Avant toute chose, il convient de se souvenir que c’est M. Poutine qui a créé ce groupe, en 2006, avec l’intention avouée d’offrir au monde l’alternative entre l’unilatéralisme américain et une multipolarité garantie par deux puissances : une puissance économique, celle de la Chine, la deuxième du monde, et une puissance militaire, celle de la Russie, dont on sait qu’elle est entrée l’an passé en conflit avec l’expansionnisme américain menaçant ses frontières. Sans la Chine, naturellement, cette initiative n’aurait pas pu voir le jour, mais la résistance militaire de la Russie en Ukraine montre aussi que, sans elle, un front commun contre l’empire américain n’aurait pas été crédible. Les deux pays se complètent donc pour chapeauter les Brics et ceux qui doivent les rejoindre, en tout presque la moitié de la population mondiale.

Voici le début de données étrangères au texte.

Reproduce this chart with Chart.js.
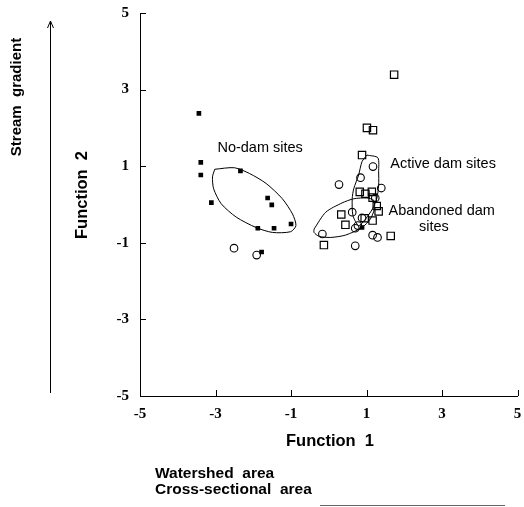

Cette année, quelques décisions ont été prises, qui montrent que, depuis l’intervention de la Russie dans la guerre du Donbass, d’autres grandes puissances entendent bien poursuivre dans la direction d’un monde multipolaire. Parmi les nouveaux pays invités à s’y réunir, notons l’Iran, pourtant soumis aux sanctions américaines, et l’Arabie saoudite, naguère encore le principal allié des États-Unis dans le Golfe : c’est évidemment un camouflet pour l’Amérique, en particulier s’agissant de l’Iran. Plus radical encore, l’ordre du jour prévoyait de « travailler à une véritable réforme des institutions de gouvernance mondiale » : autrement dit, pour le moment, il n’est pas question de quitter le FMI, l’ONU, ou d’autres instances comme la Cour pénale internationale, mais on peut désormais très bien imaginer que, faute d’en obtenir une réforme globale, notamment en élargissant le Conseil de sécurité de l’ONU, les pays concernés finissent par créer des instances parallèles, donc concurrentes, ce qui marquerait un net recul du mondialisme jusqu’alors au service de l’empire américain. 

Une bombe à retardement pour les grandes institutions internationales ?

Mais regardons maintenant les faiblesses. Contrairement aux puissances grandes ou moyennes soudées à l’Amérique, les Brics et leurs nouveaux membres forment un front beaucoup moins cohérent, donc beaucoup moins solide. Le seul fait que M. Poutine ait été dissuadé de se rendre en Afrique du Sud parle de lui-même : ce pays, signataire des conventions de la Cour Pénale Internationale, eût été contraint de se saisir du chef de l’État russe pour le livrer à ses ennemis occidentaux, en vertu du mandat d’arrêt pris par cet organisme – auquel n’appartient pas la Russie – en mars dernier. En outre, l’Afrique du sud ne peut pas renoncer à une alliance implicite avec les puissances occidentales qui dominent les mers ; d’ailleurs son entrée dans le club des Brics – à l’origine, les « Bric », sans le « S » de South Africa – n’avait pas de sens économique, compte tenu de sa faible envergure, mais seulement politique : celui d’associer l’Afrique à la recherche de la multipolarité en comptant sur le poids de ses votes dans les conférences internationales.

Plus préoccupant, l’Inde est une rivale de la Chine, elle appartient même à une alliance militaire tournée contre elle conduite par les États-Unis dans l’océan Indien ; ce qui réduit à rien l’idée d’une alliance totale et inconditionnelle entre les membres des Brics ; là encore, le camp américain est beaucoup plus homogène.

Quant à l’idée – que d’ailleurs ni l’Inde ni l’Afrique du sud ne partagent – de substituer le yuan chinois au dollar, il faudrait pour cela que la Chine accepte d’avoir une balance commerciale déficitaire, sans quoi sa monnaie viendrait à manquer à l’extérieur. Or, l’économie chinoise est essentiellement tournée vers l’extérieur plutôt que vers un marché intérieur susceptible de créer ce déficit. Quant à imaginer une monnaie unique, les pays membres sont très loin de réunir les conditions d’une intégration financière, déjà problématique en Europe.

On voit donc que la route est encore longue, du moins dans l’état actuel des choses, et à supposer qu’aucun événement ne vienne en accélérer le train. Mais il demeure un désir de multilatéralisme dont les frustrations risqueraient de faire exploser les grandes institutions internationales d’aujourd’hui.